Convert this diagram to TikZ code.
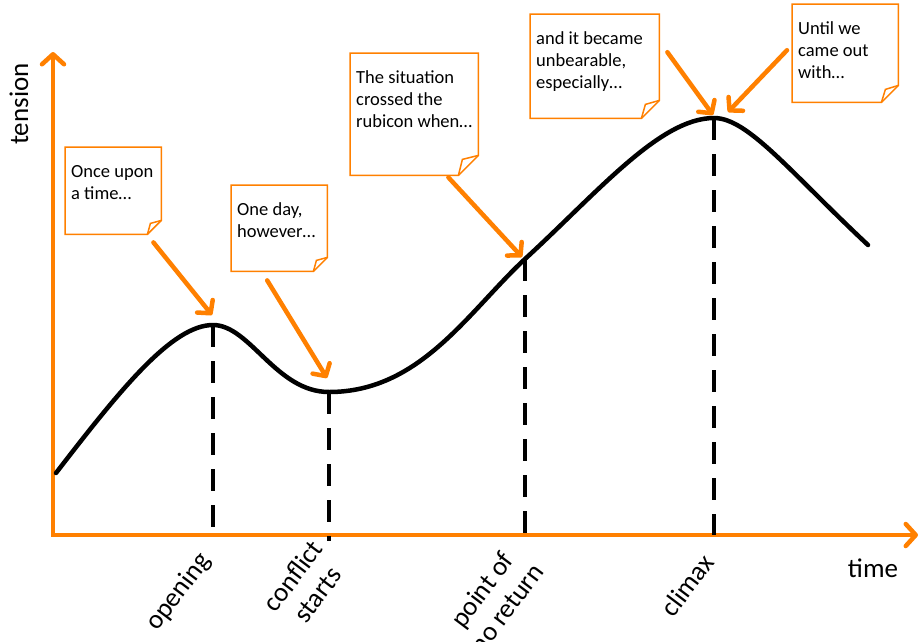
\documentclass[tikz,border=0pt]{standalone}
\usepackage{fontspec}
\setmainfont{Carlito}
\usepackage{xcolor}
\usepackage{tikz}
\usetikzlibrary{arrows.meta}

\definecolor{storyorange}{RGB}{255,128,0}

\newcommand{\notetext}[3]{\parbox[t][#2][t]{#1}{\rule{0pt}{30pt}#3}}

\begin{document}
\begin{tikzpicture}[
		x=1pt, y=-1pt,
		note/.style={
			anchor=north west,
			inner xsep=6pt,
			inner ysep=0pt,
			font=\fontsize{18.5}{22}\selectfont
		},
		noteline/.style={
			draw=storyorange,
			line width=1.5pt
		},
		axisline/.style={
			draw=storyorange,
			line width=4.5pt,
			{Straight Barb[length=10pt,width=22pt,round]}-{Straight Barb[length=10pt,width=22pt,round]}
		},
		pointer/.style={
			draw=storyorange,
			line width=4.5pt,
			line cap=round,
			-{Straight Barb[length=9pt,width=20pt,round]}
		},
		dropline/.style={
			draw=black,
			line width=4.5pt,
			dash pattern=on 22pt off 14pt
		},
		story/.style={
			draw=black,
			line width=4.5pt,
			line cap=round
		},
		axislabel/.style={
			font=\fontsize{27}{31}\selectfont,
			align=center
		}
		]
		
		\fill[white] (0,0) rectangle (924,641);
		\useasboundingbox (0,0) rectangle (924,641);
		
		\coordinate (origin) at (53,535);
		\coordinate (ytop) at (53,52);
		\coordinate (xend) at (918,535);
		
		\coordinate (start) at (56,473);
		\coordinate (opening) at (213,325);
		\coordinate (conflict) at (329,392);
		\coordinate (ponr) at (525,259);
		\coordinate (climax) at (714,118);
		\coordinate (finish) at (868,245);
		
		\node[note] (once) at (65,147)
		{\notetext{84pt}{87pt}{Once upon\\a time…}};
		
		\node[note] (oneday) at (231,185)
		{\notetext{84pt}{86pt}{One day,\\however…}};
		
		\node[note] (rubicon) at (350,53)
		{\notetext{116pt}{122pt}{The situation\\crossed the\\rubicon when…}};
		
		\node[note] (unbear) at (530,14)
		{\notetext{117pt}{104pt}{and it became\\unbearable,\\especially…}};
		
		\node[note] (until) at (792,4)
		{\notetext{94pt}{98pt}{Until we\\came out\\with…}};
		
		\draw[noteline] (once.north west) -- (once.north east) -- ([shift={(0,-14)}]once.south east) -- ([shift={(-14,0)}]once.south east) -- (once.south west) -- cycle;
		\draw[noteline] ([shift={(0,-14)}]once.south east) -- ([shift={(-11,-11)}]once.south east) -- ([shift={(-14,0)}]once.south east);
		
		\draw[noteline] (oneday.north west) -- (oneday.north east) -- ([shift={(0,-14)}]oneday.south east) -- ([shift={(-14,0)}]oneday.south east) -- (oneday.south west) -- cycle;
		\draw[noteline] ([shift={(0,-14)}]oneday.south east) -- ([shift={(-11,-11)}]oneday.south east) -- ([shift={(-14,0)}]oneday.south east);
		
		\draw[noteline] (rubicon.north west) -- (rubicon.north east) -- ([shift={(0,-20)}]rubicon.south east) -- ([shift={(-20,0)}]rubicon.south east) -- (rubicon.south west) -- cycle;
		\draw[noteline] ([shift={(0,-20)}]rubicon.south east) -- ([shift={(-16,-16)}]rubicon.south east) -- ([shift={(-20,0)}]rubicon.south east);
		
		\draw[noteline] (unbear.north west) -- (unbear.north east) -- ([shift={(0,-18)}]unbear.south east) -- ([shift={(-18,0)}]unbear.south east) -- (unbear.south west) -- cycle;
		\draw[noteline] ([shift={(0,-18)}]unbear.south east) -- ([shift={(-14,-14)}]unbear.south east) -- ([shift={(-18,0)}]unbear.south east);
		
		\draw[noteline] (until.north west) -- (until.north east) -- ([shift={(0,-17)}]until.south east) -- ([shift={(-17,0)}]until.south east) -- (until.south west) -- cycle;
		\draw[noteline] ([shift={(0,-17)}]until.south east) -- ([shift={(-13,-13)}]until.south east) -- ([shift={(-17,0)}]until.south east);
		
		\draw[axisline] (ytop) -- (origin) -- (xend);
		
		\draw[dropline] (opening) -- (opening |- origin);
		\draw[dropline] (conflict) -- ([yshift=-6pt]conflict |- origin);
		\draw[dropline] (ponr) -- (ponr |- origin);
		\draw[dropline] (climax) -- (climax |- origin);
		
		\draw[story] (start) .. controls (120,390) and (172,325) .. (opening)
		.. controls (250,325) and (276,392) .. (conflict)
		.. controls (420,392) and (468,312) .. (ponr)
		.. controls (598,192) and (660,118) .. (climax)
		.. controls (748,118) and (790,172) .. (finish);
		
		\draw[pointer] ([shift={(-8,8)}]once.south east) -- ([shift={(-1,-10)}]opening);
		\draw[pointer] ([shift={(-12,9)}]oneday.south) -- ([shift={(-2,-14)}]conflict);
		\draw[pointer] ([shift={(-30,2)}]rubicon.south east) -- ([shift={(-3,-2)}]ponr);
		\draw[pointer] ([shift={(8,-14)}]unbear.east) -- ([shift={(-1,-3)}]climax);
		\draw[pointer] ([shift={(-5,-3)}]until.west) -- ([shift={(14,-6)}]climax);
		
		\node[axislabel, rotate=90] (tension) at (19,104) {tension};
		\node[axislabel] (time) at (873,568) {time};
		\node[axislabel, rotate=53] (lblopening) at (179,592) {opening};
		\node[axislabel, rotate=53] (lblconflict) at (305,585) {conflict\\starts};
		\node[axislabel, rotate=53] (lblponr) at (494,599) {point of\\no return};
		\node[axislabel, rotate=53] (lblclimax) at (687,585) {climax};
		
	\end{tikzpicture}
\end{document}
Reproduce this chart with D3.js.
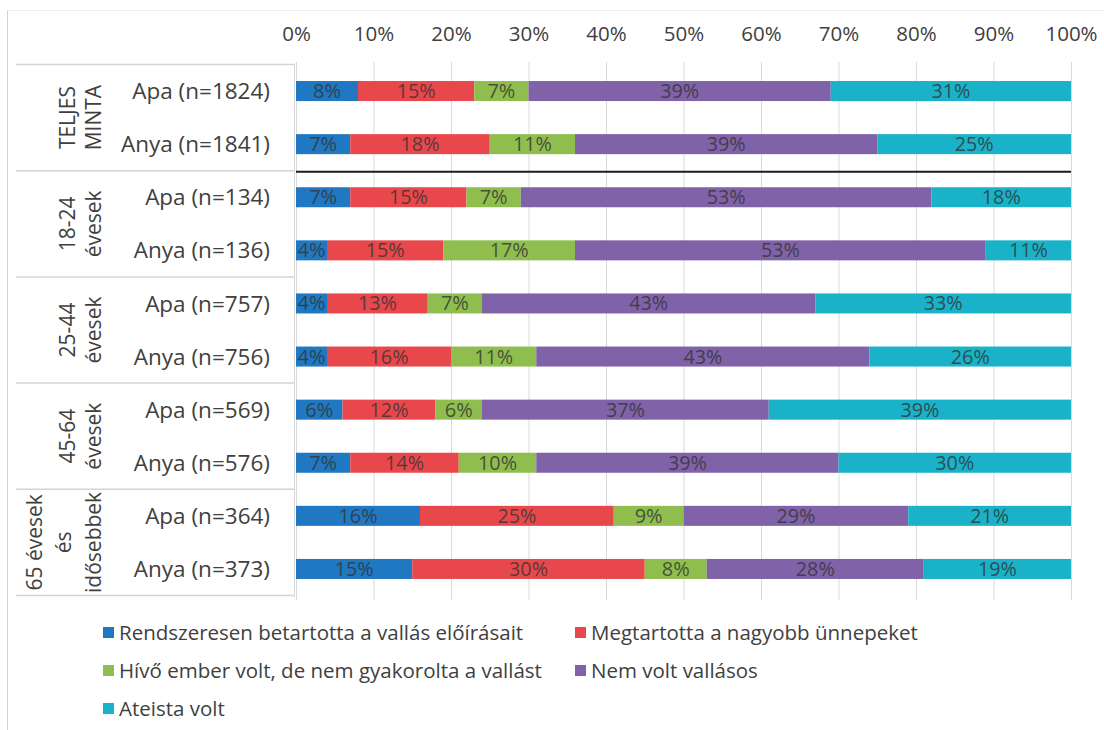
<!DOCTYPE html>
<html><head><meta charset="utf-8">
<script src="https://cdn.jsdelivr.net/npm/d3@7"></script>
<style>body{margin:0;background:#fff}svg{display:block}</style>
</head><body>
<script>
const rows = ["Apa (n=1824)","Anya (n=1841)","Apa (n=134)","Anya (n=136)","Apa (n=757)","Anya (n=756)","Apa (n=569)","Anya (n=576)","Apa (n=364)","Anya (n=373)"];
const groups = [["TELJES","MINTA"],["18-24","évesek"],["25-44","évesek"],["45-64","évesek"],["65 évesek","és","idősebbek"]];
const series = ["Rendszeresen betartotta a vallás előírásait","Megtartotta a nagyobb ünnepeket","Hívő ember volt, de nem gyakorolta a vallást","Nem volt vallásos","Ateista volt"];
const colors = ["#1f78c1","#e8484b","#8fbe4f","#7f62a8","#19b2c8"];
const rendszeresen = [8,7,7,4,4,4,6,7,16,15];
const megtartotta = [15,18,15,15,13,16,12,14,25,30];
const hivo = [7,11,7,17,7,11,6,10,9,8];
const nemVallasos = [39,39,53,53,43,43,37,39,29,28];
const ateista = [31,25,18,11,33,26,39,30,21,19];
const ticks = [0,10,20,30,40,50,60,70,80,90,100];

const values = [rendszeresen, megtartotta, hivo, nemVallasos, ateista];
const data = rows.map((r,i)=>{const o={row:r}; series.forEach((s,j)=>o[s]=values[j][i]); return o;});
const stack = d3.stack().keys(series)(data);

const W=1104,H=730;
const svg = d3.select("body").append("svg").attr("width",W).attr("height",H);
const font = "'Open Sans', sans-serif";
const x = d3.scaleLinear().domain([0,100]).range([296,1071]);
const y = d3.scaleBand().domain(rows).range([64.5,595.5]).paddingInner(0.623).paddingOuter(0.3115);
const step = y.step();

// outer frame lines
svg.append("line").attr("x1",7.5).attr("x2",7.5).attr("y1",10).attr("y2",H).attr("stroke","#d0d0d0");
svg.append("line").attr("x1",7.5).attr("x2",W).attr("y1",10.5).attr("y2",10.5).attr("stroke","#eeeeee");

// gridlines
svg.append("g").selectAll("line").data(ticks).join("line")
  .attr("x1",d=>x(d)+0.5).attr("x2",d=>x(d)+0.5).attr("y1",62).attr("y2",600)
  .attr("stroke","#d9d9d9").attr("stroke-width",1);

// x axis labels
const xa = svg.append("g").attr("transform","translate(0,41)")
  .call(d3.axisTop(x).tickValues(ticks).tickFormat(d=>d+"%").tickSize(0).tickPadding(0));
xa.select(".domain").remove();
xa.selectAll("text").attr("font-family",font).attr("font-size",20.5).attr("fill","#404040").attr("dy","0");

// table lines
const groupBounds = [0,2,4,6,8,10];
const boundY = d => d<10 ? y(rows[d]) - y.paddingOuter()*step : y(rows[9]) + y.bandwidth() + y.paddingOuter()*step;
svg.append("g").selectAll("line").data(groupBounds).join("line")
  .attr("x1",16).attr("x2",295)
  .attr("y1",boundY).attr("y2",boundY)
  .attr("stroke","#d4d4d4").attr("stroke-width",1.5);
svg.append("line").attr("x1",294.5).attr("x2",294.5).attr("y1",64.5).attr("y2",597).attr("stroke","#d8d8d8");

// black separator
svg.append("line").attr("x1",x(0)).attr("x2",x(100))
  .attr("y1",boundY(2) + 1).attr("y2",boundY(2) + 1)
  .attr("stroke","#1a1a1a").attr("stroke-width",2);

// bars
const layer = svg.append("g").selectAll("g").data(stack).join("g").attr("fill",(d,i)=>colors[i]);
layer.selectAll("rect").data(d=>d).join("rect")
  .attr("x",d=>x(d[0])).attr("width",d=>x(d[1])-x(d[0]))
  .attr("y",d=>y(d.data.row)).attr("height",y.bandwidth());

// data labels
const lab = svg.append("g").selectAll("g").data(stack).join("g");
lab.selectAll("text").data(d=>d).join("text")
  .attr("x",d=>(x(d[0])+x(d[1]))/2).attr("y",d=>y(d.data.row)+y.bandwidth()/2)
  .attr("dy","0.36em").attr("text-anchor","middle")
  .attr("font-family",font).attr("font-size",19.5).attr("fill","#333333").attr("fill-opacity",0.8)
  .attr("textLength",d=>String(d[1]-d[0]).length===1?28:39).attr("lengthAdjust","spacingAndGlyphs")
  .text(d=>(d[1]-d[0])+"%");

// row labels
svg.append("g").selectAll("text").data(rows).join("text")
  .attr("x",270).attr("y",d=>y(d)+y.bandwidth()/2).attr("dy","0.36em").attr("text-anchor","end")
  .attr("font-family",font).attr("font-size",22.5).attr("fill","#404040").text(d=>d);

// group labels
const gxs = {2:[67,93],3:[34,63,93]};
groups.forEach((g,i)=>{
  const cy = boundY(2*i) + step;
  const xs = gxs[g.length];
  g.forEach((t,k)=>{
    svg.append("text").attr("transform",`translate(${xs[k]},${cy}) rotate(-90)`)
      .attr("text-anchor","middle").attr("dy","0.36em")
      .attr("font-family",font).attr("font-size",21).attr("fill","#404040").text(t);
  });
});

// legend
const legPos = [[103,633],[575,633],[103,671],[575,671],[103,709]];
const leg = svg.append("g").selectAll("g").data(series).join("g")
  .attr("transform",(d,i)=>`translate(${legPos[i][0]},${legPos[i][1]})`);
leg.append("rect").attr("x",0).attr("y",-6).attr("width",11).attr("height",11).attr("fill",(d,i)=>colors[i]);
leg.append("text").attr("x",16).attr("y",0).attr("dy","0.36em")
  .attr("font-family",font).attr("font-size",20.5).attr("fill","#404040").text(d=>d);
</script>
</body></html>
•••
### GIVEN PROBLEM
Above are some records; quote exactly and only the lines that begin at the line containing "Reproduce this chart with D3.js." and stop after the line containing "const step = y.step();", leaving out the pictures.

### REPLY
Reproduce this chart with D3.js.
<!DOCTYPE html>
<html><head><meta charset="utf-8">
<script src="https://cdn.jsdelivr.net/npm/d3@7"></script>
<style>body{margin:0;background:#fff}svg{display:block}</style>
</head><body>
<script>
const rows = ["Apa (n=1824)","Anya (n=1841)","Apa (n=134)","Anya (n=136)","Apa (n=757)","Anya (n=756)","Apa (n=569)","Anya (n=576)","Apa (n=364)","Anya (n=373)"];
const groups = [["TELJES","MINTA"],["18-24","évesek"],["25-44","évesek"],["45-64","évesek"],["65 évesek","és","idősebbek"]];
const series = ["Rendszeresen betartotta a vallás előírásait","Megtartotta a nagyobb ünnepeket","Hívő ember volt, de nem gyakorolta a vallást","Nem volt vallásos","Ateista volt"];
const colors = ["#1f78c1","#e8484b","#8fbe4f","#7f62a8","#19b2c8"];
const rendszeresen = [8,7,7,4,4,4,6,7,16,15];
const megtartotta = [15,18,15,15,13,16,12,14,25,30];
const hivo = [7,11,7,17,7,11,6,10,9,8];
const nemVallasos = [39,39,53,53,43,43,37,39,29,28];
const ateista = [31,25,18,11,33,26,39,30,21,19];
const ticks = [0,10,20,30,40,50,60,70,80,90,100];

const values = [rendszeresen, megtartotta, hivo, nemVallasos, ateista];
const data = rows.map((r,i)=>{const o={row:r}; series.forEach((s,j)=>o[s]=values[j][i]); return o;});
const stack = d3.stack().keys(series)(data);

const W=1104,H=730;
const svg = d3.select("body").append("svg").attr("width",W).attr("height",H);
const font = "'Open Sans', sans-serif";
const x = d3.scaleLinear().domain([0,100]).range([296,1071]);
const y = d3.scaleBand().domain(rows).range([64.5,595.5]).paddingInner(0.623).paddingOuter(0.3115);
const step = y.step();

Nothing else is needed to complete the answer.